→ **Task to carry out**:
Don't include pictures. Quote the lines below from the first through the line that contains "return (B - py) / (B - T)".

→ **Data extract**:
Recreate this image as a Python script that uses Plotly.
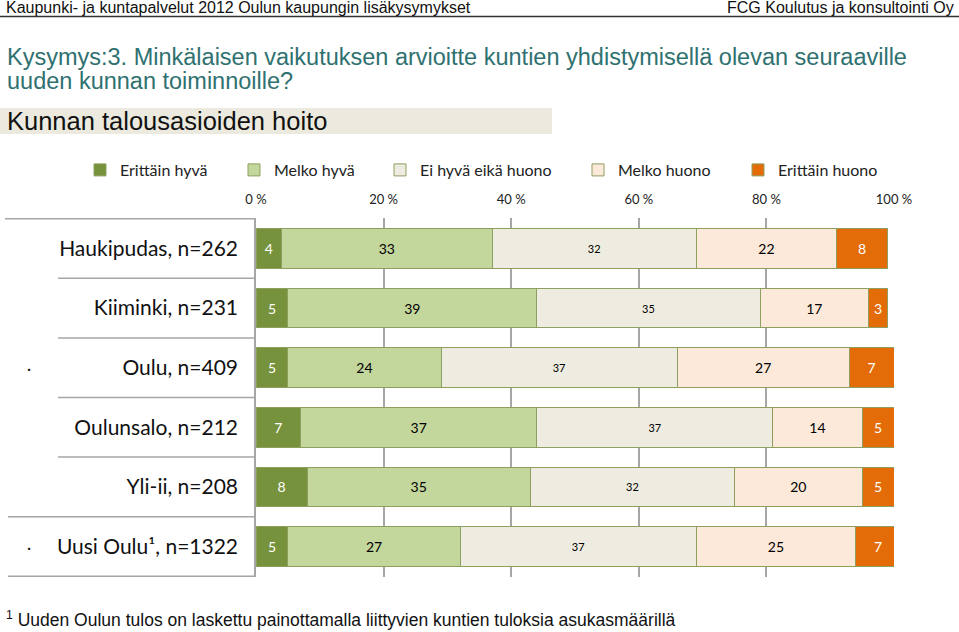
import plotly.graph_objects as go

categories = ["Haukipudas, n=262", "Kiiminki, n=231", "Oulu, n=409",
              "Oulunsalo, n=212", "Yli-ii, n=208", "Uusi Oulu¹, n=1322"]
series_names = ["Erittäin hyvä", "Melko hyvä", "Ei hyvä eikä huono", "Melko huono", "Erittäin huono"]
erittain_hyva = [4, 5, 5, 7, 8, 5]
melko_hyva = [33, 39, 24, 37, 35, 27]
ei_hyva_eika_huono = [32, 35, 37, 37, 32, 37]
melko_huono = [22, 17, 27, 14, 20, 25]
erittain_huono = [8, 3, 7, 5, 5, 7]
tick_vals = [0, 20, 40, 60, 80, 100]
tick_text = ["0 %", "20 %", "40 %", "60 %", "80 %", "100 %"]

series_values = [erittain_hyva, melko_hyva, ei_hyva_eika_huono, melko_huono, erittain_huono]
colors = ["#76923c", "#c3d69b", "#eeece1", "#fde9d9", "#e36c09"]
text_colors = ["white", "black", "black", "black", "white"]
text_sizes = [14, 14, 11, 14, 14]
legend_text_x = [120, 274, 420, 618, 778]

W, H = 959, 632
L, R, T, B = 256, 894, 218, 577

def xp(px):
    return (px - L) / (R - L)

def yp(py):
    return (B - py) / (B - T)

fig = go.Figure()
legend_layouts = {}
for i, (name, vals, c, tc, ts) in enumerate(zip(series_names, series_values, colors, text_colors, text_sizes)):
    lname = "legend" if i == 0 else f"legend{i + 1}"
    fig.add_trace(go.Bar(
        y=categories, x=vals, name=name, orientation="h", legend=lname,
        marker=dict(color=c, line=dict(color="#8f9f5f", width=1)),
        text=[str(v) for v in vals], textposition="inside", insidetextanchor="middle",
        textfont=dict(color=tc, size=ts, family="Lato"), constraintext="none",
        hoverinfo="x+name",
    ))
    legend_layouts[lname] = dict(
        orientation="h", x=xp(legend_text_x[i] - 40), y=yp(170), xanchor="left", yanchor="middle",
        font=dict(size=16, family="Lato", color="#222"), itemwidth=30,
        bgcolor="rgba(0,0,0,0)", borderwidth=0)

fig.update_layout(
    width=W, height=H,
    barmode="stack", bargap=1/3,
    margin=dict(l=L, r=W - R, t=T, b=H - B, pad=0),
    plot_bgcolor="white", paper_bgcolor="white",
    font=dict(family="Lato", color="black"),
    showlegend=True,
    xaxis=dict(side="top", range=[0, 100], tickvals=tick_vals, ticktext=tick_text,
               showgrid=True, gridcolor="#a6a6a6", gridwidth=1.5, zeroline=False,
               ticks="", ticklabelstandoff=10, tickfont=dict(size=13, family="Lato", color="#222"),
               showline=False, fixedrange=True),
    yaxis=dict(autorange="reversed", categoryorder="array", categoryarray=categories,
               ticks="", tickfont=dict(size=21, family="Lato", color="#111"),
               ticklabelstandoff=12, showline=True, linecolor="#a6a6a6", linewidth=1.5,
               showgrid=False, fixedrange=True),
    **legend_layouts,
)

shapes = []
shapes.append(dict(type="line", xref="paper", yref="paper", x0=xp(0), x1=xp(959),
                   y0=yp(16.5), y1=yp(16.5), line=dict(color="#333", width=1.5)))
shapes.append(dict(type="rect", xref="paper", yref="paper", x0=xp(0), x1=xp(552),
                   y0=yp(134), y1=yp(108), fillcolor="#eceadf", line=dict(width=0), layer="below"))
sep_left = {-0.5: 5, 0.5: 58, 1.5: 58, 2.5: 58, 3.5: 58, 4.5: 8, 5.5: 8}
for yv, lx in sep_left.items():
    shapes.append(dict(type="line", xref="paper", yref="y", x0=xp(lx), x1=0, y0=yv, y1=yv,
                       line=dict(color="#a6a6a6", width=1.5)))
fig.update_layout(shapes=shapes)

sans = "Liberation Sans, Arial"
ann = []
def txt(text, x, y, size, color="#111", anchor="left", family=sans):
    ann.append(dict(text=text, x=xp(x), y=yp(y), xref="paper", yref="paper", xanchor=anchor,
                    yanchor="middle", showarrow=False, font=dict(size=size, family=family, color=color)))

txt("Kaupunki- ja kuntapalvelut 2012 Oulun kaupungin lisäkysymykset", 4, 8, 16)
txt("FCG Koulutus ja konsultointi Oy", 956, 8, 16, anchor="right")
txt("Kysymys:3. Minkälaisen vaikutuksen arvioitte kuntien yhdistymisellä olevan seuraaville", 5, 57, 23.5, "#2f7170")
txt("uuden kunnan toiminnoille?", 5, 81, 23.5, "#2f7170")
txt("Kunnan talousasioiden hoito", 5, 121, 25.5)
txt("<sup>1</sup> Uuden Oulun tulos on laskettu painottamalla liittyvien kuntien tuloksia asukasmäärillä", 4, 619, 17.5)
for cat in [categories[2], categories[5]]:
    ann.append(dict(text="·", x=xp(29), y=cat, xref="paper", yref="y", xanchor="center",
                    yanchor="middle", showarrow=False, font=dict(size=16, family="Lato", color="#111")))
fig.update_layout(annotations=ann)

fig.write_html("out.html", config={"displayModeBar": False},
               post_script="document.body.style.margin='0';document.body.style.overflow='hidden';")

→ **Problem solution**:
Recreate this image as a Python script that uses Plotly.
import plotly.graph_objects as go

categories = ["Haukipudas, n=262", "Kiiminki, n=231", "Oulu, n=409",
              "Oulunsalo, n=212", "Yli-ii, n=208", "Uusi Oulu¹, n=1322"]
series_names = ["Erittäin hyvä", "Melko hyvä", "Ei hyvä eikä huono", "Melko huono", "Erittäin huono"]
erittain_hyva = [4, 5, 5, 7, 8, 5]
melko_hyva = [33, 39, 24, 37, 35, 27]
ei_hyva_eika_huono = [32, 35, 37, 37, 32, 37]
melko_huono = [22, 17, 27, 14, 20, 25]
erittain_huono = [8, 3, 7, 5, 5, 7]
tick_vals = [0, 20, 40, 60, 80, 100]
tick_text = ["0 %", "20 %", "40 %", "60 %", "80 %", "100 %"]

series_values = [erittain_hyva, melko_hyva, ei_hyva_eika_huono, melko_huono, erittain_huono]
colors = ["#76923c", "#c3d69b", "#eeece1", "#fde9d9", "#e36c09"]
text_colors = ["white", "black", "black", "black", "white"]
text_sizes = [14, 14, 11, 14, 14]
legend_text_x = [120, 274, 420, 618, 778]

W, H = 959, 632
L, R, T, B = 256, 894, 218, 577

def xp(px):
    return (px - L) / (R - L)

def yp(py):
    return (B - py) / (B - T)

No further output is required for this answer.